A few months prior, I was in the company of a number of people in their early twenties. I don’t remember the entire conversation, but at one point a girl asked “Who is Kurt Cobain?” I rubbernecked from whatever I was doing with a look of complete incredulity on my face. “Who is Kurt Cobain?” I wanted to shake her and say “Kurt Cobain is the reason why you have purple hair right now!” She wasn’t just any 20-something, she was the only one within a hundred mile radius who could show up at a Siousxie and the Banshees concert and not look out of place. At least that I’d met. She was that one person in a Midwestern rural town who dressed like a freak. And experience had told me that if you ever meet that person they pretty much know their shit. But she didn’t. Unless those rules had somehow changed in the past 20 years. Or unless Kurt Cobain wasn’t actually the shit.

When he died twenty years ago, it certainly seemed like he was the shit.

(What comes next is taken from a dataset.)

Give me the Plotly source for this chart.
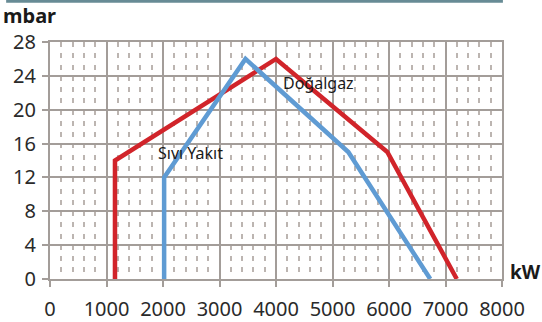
import plotly.graph_objects as go

# Data
dogalgaz_kw = [1150, 1150, 4000, 5970, 7200]
dogalgaz_mbar = [0, 14, 26, 15, 0]
sivi_kw = [2020, 2020, 3460, 5280, 6730]
sivi_mbar = [0, 12, 26, 15, 0]
x_ticks = [0, 1000, 2000, 3000, 4000, 5000, 6000, 7000, 8000]
y_ticks = [0, 4, 8, 12, 16, 20, 24, 28]
label_dogalgaz = "Doğalgaz"
label_sivi = "Sıvı Yakıt"

RED = "#d1242a"
BLUE = "#5f9bd3"
GRID = "#a39d99"
MINOR = "#bcb5b1"
FONT = "Noto Sans"

fig = go.Figure()
fig.add_trace(go.Scatter(x=dogalgaz_kw, y=dogalgaz_mbar, mode="lines",
                         line=dict(color=RED, width=4.5), name=label_dogalgaz,
                         showlegend=False))
fig.add_trace(go.Scatter(x=sivi_kw, y=sivi_mbar, mode="lines",
                         line=dict(color=BLUE, width=4.5), name=label_sivi,
                         showlegend=False))

fig.add_annotation(x=4080, y=23.2, text=label_dogalgaz, showarrow=False,
                   xanchor="left", yanchor="middle",
                   font=dict(family=FONT, size=16, color="#1a1a1a"))
fig.add_annotation(x=1880, y=14.9, text=label_sivi, showarrow=False,
                   xanchor="left", yanchor="middle",
                   font=dict(family=FONT, size=16, color="#1a1a1a"))

# axis titles as annotations
fig.add_annotation(xref="paper", yref="paper", x=-0.108, y=1.11, text="<b>mbar</b>",
                   showarrow=False, xanchor="left", yanchor="middle",
                   font=dict(family=FONT, size=20, color="#1a1a1a"))
fig.add_annotation(xref="paper", yref="paper", x=1.014, y=0.03, text="<b>kW</b>",
                   showarrow=False, xanchor="left", yanchor="middle",
                   font=dict(family=FONT, size=19, color="#1a1a1a"))

# top bar
fig.add_shape(type="rect", xref="paper", yref="paper", x0=-0.097, x1=1.002,
              y0=1.166, y1=1.177, fillcolor="#678b95", line=dict(width=0))

fig.update_xaxes(range=[0, 8000], tickvals=x_ticks, ticktext=[str(v) for v in x_ticks],
                 automargin=False, ticklabelstandoff=5,
                 showgrid=True, gridcolor=GRID, gridwidth=2,
                 showline=True, linecolor=GRID, linewidth=2, mirror=True,
                 ticks="outside", ticklen=6, tickwidth=2, tickcolor=GRID,
                 zeroline=False,
                 tickfont=dict(family=FONT, size=20, color="#2a2a2a"),
                 minor=dict(dtick=200, tick0=0, showgrid=True, gridcolor=MINOR,
                            gridwidth=1.5, griddash="5px,6.27px", ticks=""))
fig.update_yaxes(range=[0, 28], tickvals=y_ticks, ticktext=[str(v) for v in y_ticks],
                 automargin=False, ticklabelstandoff=2,
                 showgrid=True, gridcolor=GRID, gridwidth=2,
                 showline=True, linecolor=GRID, linewidth=2, mirror=True,
                 ticks="outside", ticklen=6, tickwidth=2, tickcolor=GRID,
                 zeroline=False,
                 tickfont=dict(family=FONT, size=20, color="#2a2a2a"))

fig.update_layout(width=542, height=322, margin=dict(l=50, r=40, t=42, b=43),
                  plot_bgcolor="white", paper_bgcolor="white",
                  font=dict(family=FONT))

fig.write_html("out.html", config={"displayModeBar": False},
               post_script="document.body.style.margin='0';document.body.style.overflow='hidden';")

At least that’s what Kurt Loder and all the other Boomer music journalists were saying at the time. There were comparisons to John Lennon.

For today’s young adults, maybe not so much. That girl who didn’t know who he was did know who John Lennon, Jimi Hendrix, and Janis Joplin were. Our music is overshadowed by music even older than it is. I wonder if, in the grand scheme of things, anything that matters came from our musical heritage. Manic Panic can sell hair dye in rural America now? So what?

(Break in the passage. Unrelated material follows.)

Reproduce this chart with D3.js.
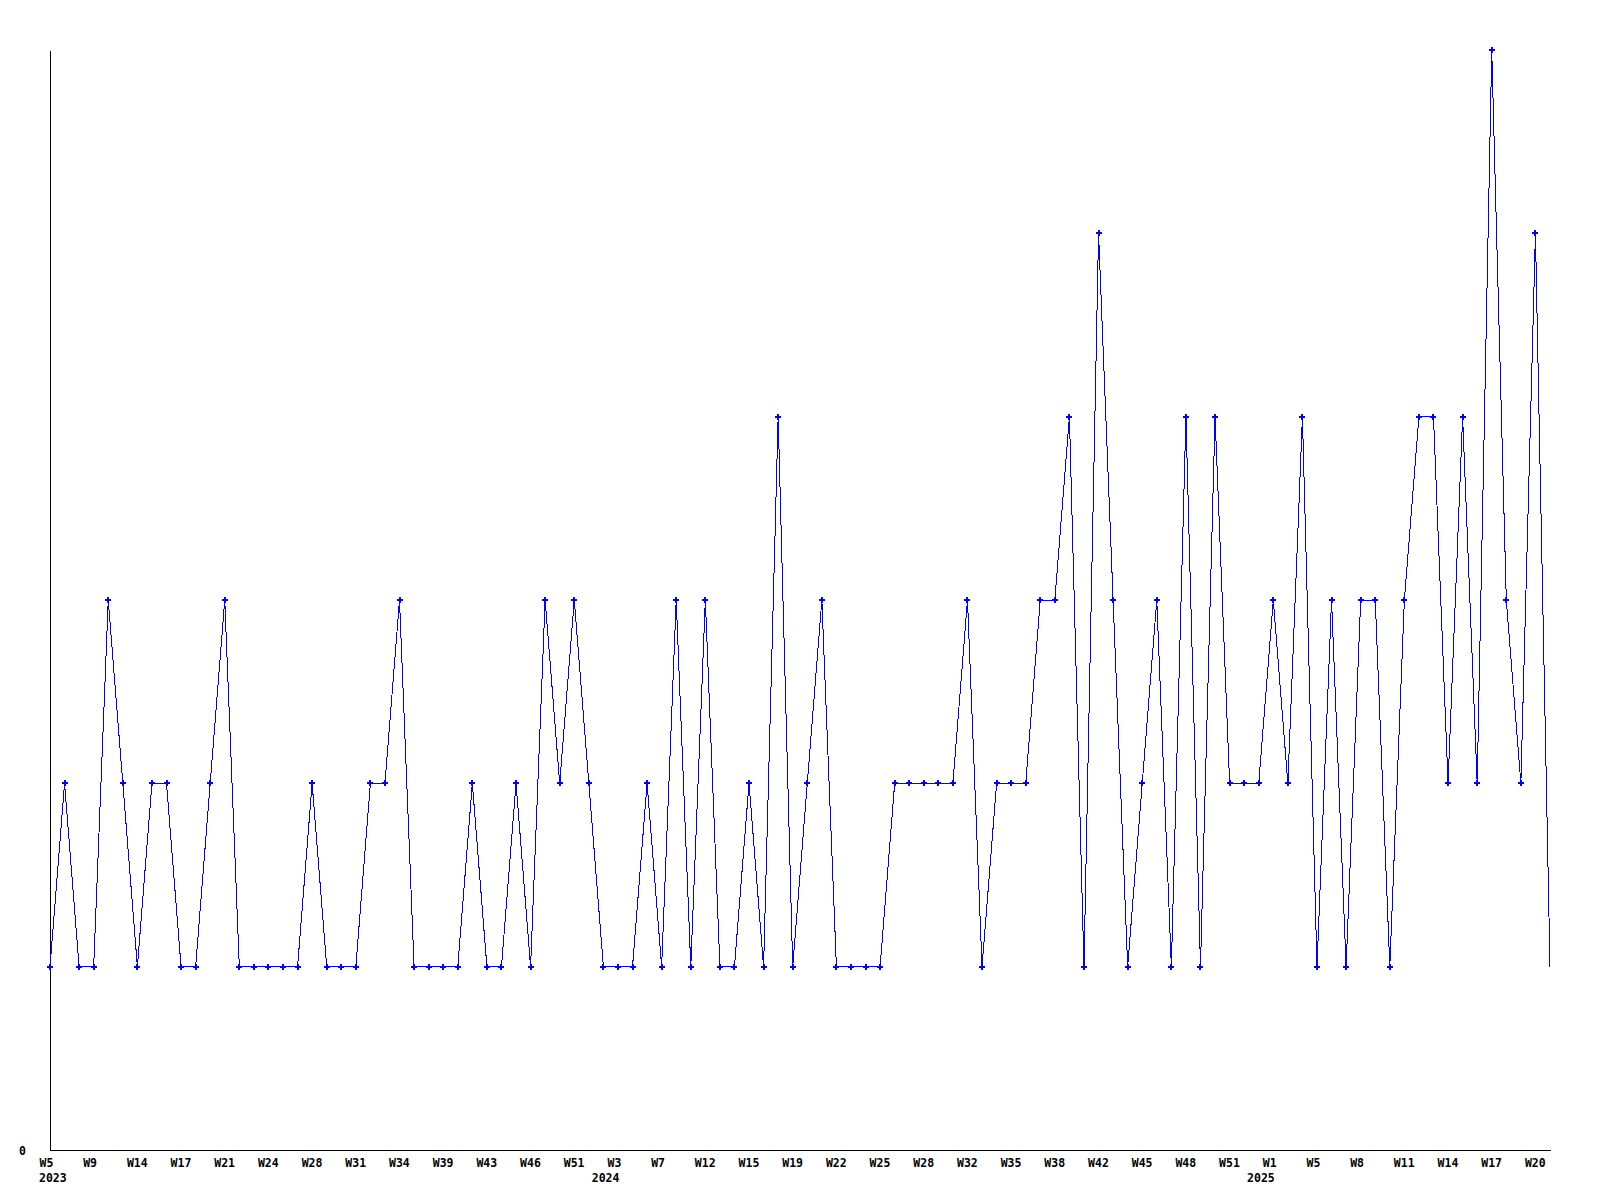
<!DOCTYPE html>
<html>
<head>
<meta charset="utf-8">
<script src="https://cdn.jsdelivr.net/npm/d3@7"></script>
<style>
  html, body { margin: 0; padding: 0; background: #fff; }
  svg { display: block; }
  text { font-family: "DejaVu Sans Mono", monospace; font-weight: bold; font-size: 11.5px; fill: #000; }
</style>
</head>
<body>
<svg id="chart" width="1600" height="1200"></svg>
<script>
// ---- data ----
const values = [
  1,2,1,1,3,2,1,2,2,1,
  1,2,3,1,1,1,1,1,2,1,
  1,1,2,2,3,1,1,1,1,2,
  1,1,2,1,3,2,3,2,1,1,
  1,2,1,3,1,3,1,1,2,1,
  4,1,2,3,1,1,1,1,2,2,
  2,2,2,3,1,2,2,2,3,3,
  4,1,5,3,1,2,3,1,4,1,
  4,2,2,2,3,2,4,1,3,1,
  3,3,1,3,4,4,2,4,2,6,
  3,2,5,1
];
const tickLabels = ["W5","W9","W14","W17","W21","W24","W28","W31","W34","W39","W43","W46","W51",
  "W3","W7","W12","W15","W19","W22","W25","W28","W32","W35","W38","W42","W45","W48","W51",
  "W1","W5","W8","W11","W14","W17","W20"];
const tickIndex = tickLabels.map((_, i) => i * 3);
const yearLabels = ["2023", "2024", "2025"];
const yearIndex = [0, 39, 84];
const yTicks = [0];

// ---- layout ----
const svg = d3.select("#chart");
const x = d3.scaleLinear().domain([0, values.length - 1]).range([50, 1550]);
const y = d3.scaleLinear().domain([0, 6]).range([1150, 50]);

// axes
const xAxis = d3.axisBottom(x).tickValues(tickIndex)
  .tickFormat((d, i) => tickLabels[i]).tickSize(0).tickSizeOuter(0);
const gx = svg.append("g").attr("transform", "translate(0,1150)").call(xAxis);
gx.select(".domain").attr("stroke", "#000").attr("shape-rendering", "crispEdges");
gx.selectAll(".tick text")
  .attr("text-anchor", "start").attr("x", -11).attr("y", 17).attr("dy", 0)
  .style("font-family", "DejaVu Sans Mono").style("font-weight", "bold").style("font-size", "11.5px");

const yAxis = d3.axisLeft(y).tickValues(yTicks).tickFormat(d3.format("d")).tickSize(0).tickSizeOuter(0);
const gy = svg.append("g").attr("transform", "translate(50,0)").call(yAxis);
gy.select(".domain").attr("stroke", "#000").attr("shape-rendering", "crispEdges");
gy.selectAll(".tick text")
  .attr("text-anchor", "end").attr("x", -24).attr("y", 4).attr("dy", 0)
  .style("font-family", "DejaVu Sans Mono").style("font-weight", "bold").style("font-size", "11.5px");

// year labels
const yearG = svg.append("g");
yearLabels.forEach((lab, i) => {
  const px = x(yearIndex[i]);
  const t = yearG.append("text").attr("y", 1182).text(lab);
  const w = t.node().getComputedTextLength();
  let sx = px + 1.5 - w;
  if (sx < x(0) - 11) sx = x(0) - 11;
  t.attr("x", sx);
});

// line
const line = d3.line().x((d, i) => x(i)).y(d => y(d));
svg.append("path").datum(values)
  .attr("d", line)
  .attr("fill", "none")
  .attr("stroke", "#0000ff")
  .attr("stroke-width", 1)
  .attr("shape-rendering", "crispEdges");

// markers (all but last point)
svg.append("g").selectAll("path.m")
  .data(values.slice(0, values.length - 1))
  .join("path")
  .attr("class", "m")
  .attr("transform", (d, i) => `translate(${Math.round(x(i))},${Math.round(y(d))})`)
  .attr("d", "M-3,0H3M0,-3V3")
  .attr("stroke", "#0000ff")
  .attr("stroke-width", 2)
  .attr("fill", "none")
  .attr("shape-rendering", "crispEdges");
</script>
</body>
</html>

But I think there is something significant to come of it: diversity. How did we get from a place where rock stars can wear T shirts that say “AIDS kills fags dead” to a time when they get boycotted for opposing gay rights laws? Partly by Kurt Cobain kissing his bass player on live TV. And maybe Manic Panic doesn’t seem like such a big deal these days, but there was a time when the freedom to express yourself in the way you dressed was a pretty freakin’ big deal.

The year before Nirvana broke out, we had to listen to some guys list of 40 songs on Sunday afternoons to know which music we were supposed to like. High school class presidents were elected based on if they were cool enough to walk on stage to give their speech while a boombox played Vanilla Ice music. Everything was about being cool enough, measuring up to some standard of 80s bling. Nirvana released us from the tyranny of manufactured happiness. It wasn’t even necessarily about whether or not you liked Nirvana specifically: after their unprecedented, unpredictable success, anything seemed possible. Nirvana opened the door to bands like Primus, Smashing Pumpkins, Nine Inch Nails, and Radiohead, and even the Meat Puppets and the Vaselines if you really wanted to go deep. If “I’m so happy ‘cause today I found my friends, they’re in my head” wasn’t your particular cup of gloom, you could always choose from “My Name is Mud”, “Now I’m down in it,” or “I don’t belong here.” Remember, this was in the days before internet was much more than a gimmick: certainly not a tool for finding music. Sure, there were alternative record stores, ‘zines, and even 120 Minutes for those of us a little more industrious and finicky in our musical tastes. But most of us, myself included, had to rely on the radio. Nirvana put a wrinkle in what radios were doing long enough for the internet to give us things like Napster. And the rest is history: media gatekeepers collapsed as everything became about “alternatives” and “choices” in the mid to late 90s. And perhaps on some primal level we knew that was what would happen as those punk rock cheerleaders on nonstop rotation on MTV cheered Nirvana all the way to the top of the Billboards in 1992:an indie band who wasn’t even expected to make a gold record replacing the King of Pop whose music videos always debuted at prime time on network television. The gatekeepers had lost, and for a few brief and glorious years the inmates got to run the asylum.

History might not remember how these changes occurred. But hopefully those of us who lived through them will.